Purdue University researchers at the Bindley Bioscience Center have developed a technology with the potential to quickly identify food-borne pathogens to better respond to emergencies and bioterrorist attacks. The researchers at the university have received a $1.3 million seed grant from NIH’s National Institute for Allergy and Infectious Diseases to test the technology.
The technology creates a national identification system capable of correlating similar organisms identified at hospitals in the U.S. The technology works by creating a signature of each organism isolated from patients by using a laser to interrogate bacterial colonies and collect unique scatter fingerprint patterns that instantly identify each and every colony on a plate. The signatures are sent to a national biosecurity database network to link major hospitals around the country where the signatures can then be compared with other signatures.
“The project demonstrates the power of what can happen when you put university research teams together by linking engineering, pharmacy, food sciences, basic medical science, computer science, and biosecurity,” said Bindley Director Richard Kuhn.
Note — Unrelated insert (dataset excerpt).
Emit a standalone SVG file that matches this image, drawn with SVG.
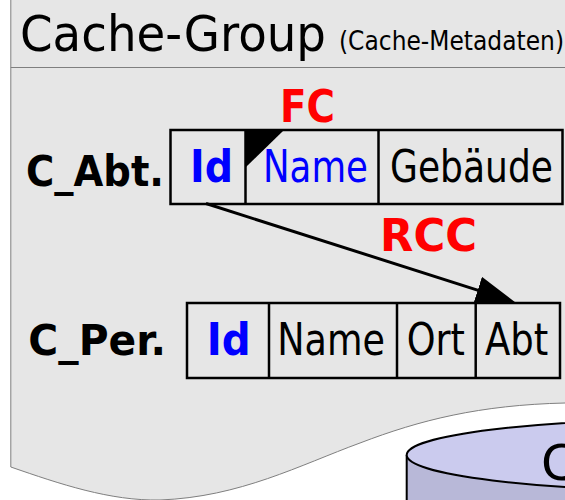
<svg xmlns="http://www.w3.org/2000/svg" width="565" height="500" viewBox="0 0 565 500">
<style>
text{font-family:"DejaVu Sans","Liberation Sans",sans-serif;}
.bold{font-weight:bold;}
.key{fill:#0000FF;font-weight:bold;font-size:44px;}
.blue{fill:#0000FF;font-size:44px;}
.cell{fill:#000;font-size:44px;}
.lbl{fill:#000;font-weight:bold;font-size:43px;}
.red{fill:#FF0000;font-weight:bold;}
.tbl{fill:none;stroke:#000;stroke-width:2.5;}
</style>
<defs>
<marker id="arr" viewBox="0 0 39 28" refX="12.9" refY="14" markerWidth="39" markerHeight="28" markerUnits="userSpaceOnUse" orient="auto">
<path d="M0,0 L39,14 L0,28 Z" fill="#000"/>
</marker>
</defs>
<rect x="0" y="0" width="565" height="500" fill="#FFFFFF"/>
<g id="cache-group">
<path d="M10.8,-5 L10.8,467 C60,484 110,501 160,500 C240,497 300,465 360,443 C420,420 480,405 565,403 L620,402 L620,-5 Z" fill="#E6E6E6" stroke="#7F7F7F" stroke-width="1"/>
<line x1="10.8" y1="67.5" x2="620" y2="67.5" stroke="#7F7F7F" stroke-width="1"/>
<text x="20" y="50.5" font-size="50" textLength="306" lengthAdjust="spacingAndGlyphs">Cache-Group</text>
<text x="339" y="49.5" font-size="26" textLength="225" lengthAdjust="spacingAndGlyphs">(Cache-Metadaten)</text>
</g>
<g id="database">
<path d="M406.7,455 L406.7,540 L993.3,540 L993.3,455" fill="#B8B8D8" stroke="#000" stroke-width="2"/>
<ellipse cx="700" cy="455" rx="293.3" ry="36" fill="#CBCBEE" stroke="#000" stroke-width="2"/>
<text x="541" y="480" font-size="50" fill="#000">C</text>
</g>
<g id="c_abt">
<text x="26" y="186" class="lbl" textLength="138" lengthAdjust="spacingAndGlyphs">C_Abt.</text>
<rect x="170.5" y="130" width="392" height="74" class="tbl"/>
<line x1="245.5" y1="130" x2="245.5" y2="204" class="tbl"/>
<line x1="378.5" y1="130" x2="378.5" y2="204" class="tbl"/>
<polygon points="246,131 283,131 246,167" fill="#000"/>
<text x="190" y="182" class="key" textLength="43" lengthAdjust="spacingAndGlyphs">Id</text>
<text x="263" y="182" class="blue" textLength="105" lengthAdjust="spacingAndGlyphs">Name</text>
<text x="390" y="182" class="cell" textLength="163" lengthAdjust="spacingAndGlyphs">Gebäude</text>
</g>
<g id="c_per">
<text x="28.3" y="355" class="lbl" textLength="137.7" lengthAdjust="spacingAndGlyphs">C_Per.</text>
<rect x="187" y="303" width="373" height="75" class="tbl"/>
<line x1="269" y1="303" x2="269" y2="378" class="tbl"/>
<line x1="397" y1="303" x2="397" y2="378" class="tbl"/>
<line x1="475.7" y1="303" x2="475.7" y2="378" class="tbl"/>
<text x="206.7" y="355" class="key" textLength="44" lengthAdjust="spacingAndGlyphs">Id</text>
<text x="277.3" y="355" class="cell" textLength="107.7" lengthAdjust="spacingAndGlyphs">Name</text>
<text x="406.7" y="355" class="cell" textLength="58.3" lengthAdjust="spacingAndGlyphs">Ort</text>
<text x="485" y="355" class="cell" textLength="63.3" lengthAdjust="spacingAndGlyphs">Abt</text>
</g>
<g id="labels">
<text x="280" y="121.7" font-size="44" class="red" textLength="55" lengthAdjust="spacingAndGlyphs">FC</text>
<text x="380" y="251" font-size="45" class="red" textLength="97" lengthAdjust="spacingAndGlyphs">RCC</text>
</g>
<g id="connectors">
<line x1="206" y1="203.5" x2="490" y2="294.1" stroke="#000" stroke-width="3" marker-end="url(#arr)"/>
</g>
</svg>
The technology initially will be implemented at a hospital microbiology laboratory at the West Virginia University Medical Center to do routine testing.
Purdue University also reports that a new biosensor developed at the university is able to measure whether neurons are performing correctly when communicating with other neurons. The development of the biosensor will enable researchers to test the effectiveness for new epilepsy or seizure treatments.
The nanosensor not only measures glutamate around neural cells, it can tell how those cells are releasing or taking up glutamate, a key to the cell’s health and activity. Previously, people were only getting glutamate indirectly or through huge invasive probes. With this newly developed sensor, researchers now can listen to glutamate signaling from the cells.
The firing of neurons is involved in every action or movement in a human body. Neurons work electrically, but ultimately communicate with each other through chemical neurotransmitters such as glutamate. One neuron will release glutamate to convey information to the next neuron’s cell receptors.
Once the message is delivered, neurons are supposed to reabsorb or clear out the glutamate signal. It is believed that when neurons release too much or too little glutamate, the signal is not able to clear properly and as a result, people are prone to neurological diseases. Researchers are looking for more information on how neurons work in order to create more effective treatments for neurological disorders.